Worst of Both Worlds: Biases Compound in Pre-trained Vision-and-Language Models
Tejas Srinivasan, Yonatan Bisk
TL;DR
This work analyzes how biases in vision and language interact in multimodal models, focusing on VL-BERT. It extends template-based bias probes from text-only LMs to visual-linguistic settings, partitioning bias into visual-linguistic pretraining, language-context, and visual-context sources. Through a controlled case study and a larger entity set, it shows a tendency toward masculine associations and demonstrates that language and visual cues can disproportionately influence predictions, sometimes overriding visual evidence. The findings highlight potential representational harms in multimodal systems and call for more inclusive data, probes, and ethical considerations in future research.
Abstract
Numerous works have analyzed biases in vision and pre-trained language models individually - however, less attention has been paid to how these biases interact in multimodal settings.
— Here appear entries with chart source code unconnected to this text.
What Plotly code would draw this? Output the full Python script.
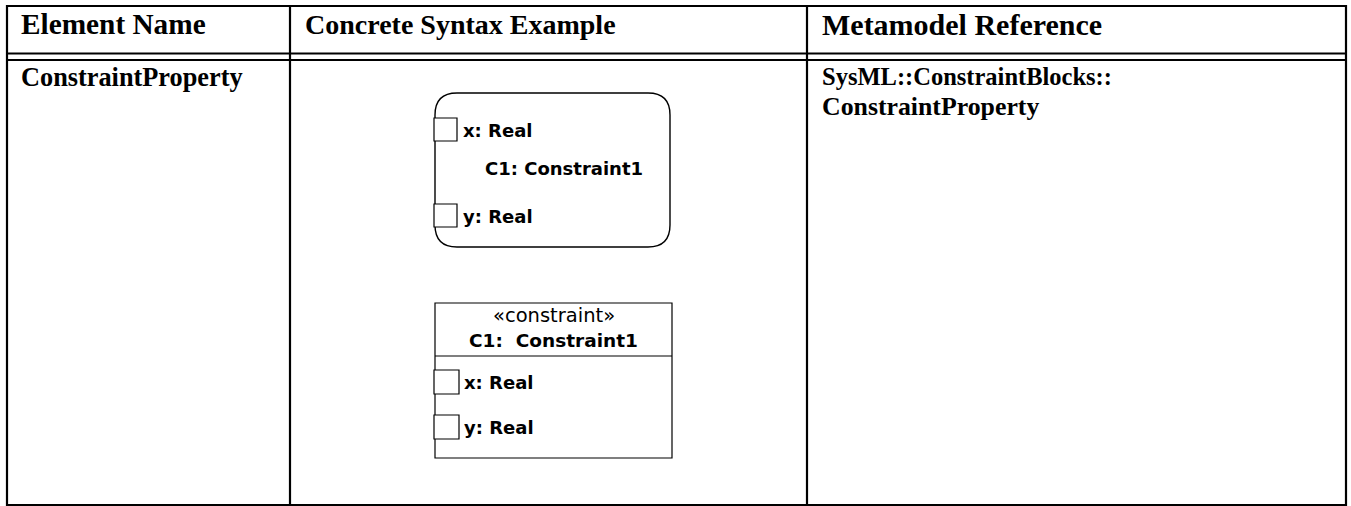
import plotly.graph_objects as go

W, H = 1351, 506

# ---- data ----
headers = ["Element Name", "Concrete Syntax Example", "Metamodel Reference"]
element_name = "ConstraintProperty"
metamodel_ref = ["SysML::ConstraintBlocks::", "ConstraintProperty"]
port_labels = ["x: Real", "y: Real"]
constraint_name_round = "C1: Constraint1"
stereotype = "«constraint»"
constraint_name_rect = "C1:  Constraint1"

# ---- geometry ----
tbl_l, tbl_r, tbl_t, tbl_b = 7, 1346, 6, 505
col_x = [290, 807]
hdr_lines = [53.5, 60]

fig = go.Figure()
shapes = []
ann = []

BLACK = "#000000"
# table outer border
shapes.append(dict(type="rect", x0=tbl_l, x1=tbl_r, y0=tbl_t, y1=tbl_b,
                   line=dict(color=BLACK, width=2.2)))
for cx in col_x:
    shapes.append(dict(type="line", x0=cx, x1=cx, y0=tbl_t, y1=tbl_b,
                       line=dict(color=BLACK, width=2.2)))
for hy in hdr_lines:
    shapes.append(dict(type="line", x0=tbl_l, x1=tbl_r, y0=hy, y1=hy,
                       line=dict(color=BLACK, width=2.2)))

serif = "Liberation Serif, Times New Roman, serif"
sans = "DejaVu Sans, Arial, sans-serif"

hdr_x = [19, 303, 820]
hdr_fs = [29.3, 28, 30]
for x, t, fs in zip(hdr_x, headers, hdr_fs):
    ann.append(dict(x=x, y=24, text=f"<b>{t}</b>", xanchor="left", yanchor="middle",
                    font=dict(family=serif, size=fs, color=BLACK)))
ann.append(dict(x=19, y=77, text=f"<b>{element_name}</b>", xanchor="left", yanchor="middle",
                font=dict(family=serif, size=26.3, color=BLACK)))
ref_fs = [24.5, 25.8]
ref_y = [76, 106]
for t, fs, y in zip(metamodel_ref, ref_fs, ref_y):
    ann.append(dict(x=820, y=y, text=f"<b>{t}</b>", xanchor="left", yanchor="middle",
                    font=dict(family=serif, size=fs, color=BLACK)))

# ---- rounded constraint property box ----
L, R, T, B, r = 435, 670, 93, 247, 22
path = (f"M {L+r},{T} L {R-r},{T} Q {R},{T} {R},{T+r} L {R},{B-r} Q {R},{B} {R-r},{B} "
        f"L {L+r},{B} Q {L},{B} {L},{B-r} L {L},{T+r} Q {L},{T} {L+r},{T} Z")
shapes.append(dict(type="path", path=path, line=dict(color=BLACK, width=1.4)))
DFS = 18
for py, lbl in zip([118, 204], port_labels):
    shapes.append(dict(type="rect", x0=L - 1, x1=L + 22, y0=py, y1=py + 23,
                       line=dict(color=BLACK, width=1.2), fillcolor="white"))
    ann.append(dict(x=L + 26, y=py + 12, text=f"<b>{lbl}</b>", xanchor="left", yanchor="middle",
                    font=dict(family=sans, size=DFS, color=BLACK)))
ann.append(dict(x=483, y=168, text=f"<b>{constraint_name_round}</b>", xanchor="left",
                yanchor="middle", font=dict(family=sans, size=DFS, color=BLACK)))

# ---- rectangular constraint box ----
L2, R2, T2, B2, D2 = 435, 672, 303, 458, 356
shapes.append(dict(type="rect", x0=L2, x1=R2, y0=T2, y1=B2, line=dict(color=BLACK, width=1.2)))
shapes.append(dict(type="line", x0=L2, x1=R2, y0=D2, y1=D2, line=dict(color=BLACK, width=1.2)))
ann.append(dict(x=(L2 + R2) / 2, y=315, text=stereotype, xanchor="center", yanchor="middle",
                font=dict(family=sans, size=19.5, color=BLACK)))
ann.append(dict(x=(L2 + R2) / 2, y=340, text=f"<b>{constraint_name_rect}</b>", xanchor="center",
                yanchor="middle", font=dict(family=sans, size=18.5, color=BLACK)))
for py, lbl in zip([370, 415], port_labels):
    shapes.append(dict(type="rect", x0=L2 - 1, x1=L2 + 24, y0=py, y1=py + 24,
                       line=dict(color=BLACK, width=1.2), fillcolor="white"))
    ann.append(dict(x=L2 + 27, y=py + 12, text=f"<b>{lbl}</b>", xanchor="left", yanchor="middle",
                    font=dict(family=sans, size=DFS, color=BLACK)))

for a in ann:
    a.update(showarrow=False, xref="x", yref="y")

fig.update_layout(
    width=W, height=H, margin=dict(l=0, r=0, t=0, b=0),
    paper_bgcolor="white", plot_bgcolor="white",
    xaxis=dict(range=[0, W], visible=False, fixedrange=True),
    yaxis=dict(range=[H, 0], visible=False, fixedrange=True),
    shapes=shapes, annotations=ann, showlegend=False,
)
fig.write_html("out.html", config=dict(displayModeBar=False),
               post_script="document.body.style.margin='0px';document.body.style.overflow='hidden';")
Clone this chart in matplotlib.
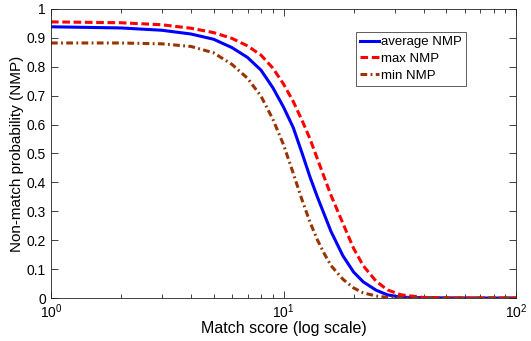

This work extends text-based bias analysis methods to investigate multimodal language models, and analyzes intra- and inter-modality associations and biases learned by these models. Specifically, we demonstrate that VL-BERT (Su et al., 2020) exhibits gender biases, often preferring to reinforce a stereotype over faithfully describing the visual scene. We demonstrate these findings on a controlled case-study and extend them for a larger set of stereotypically gendered entities.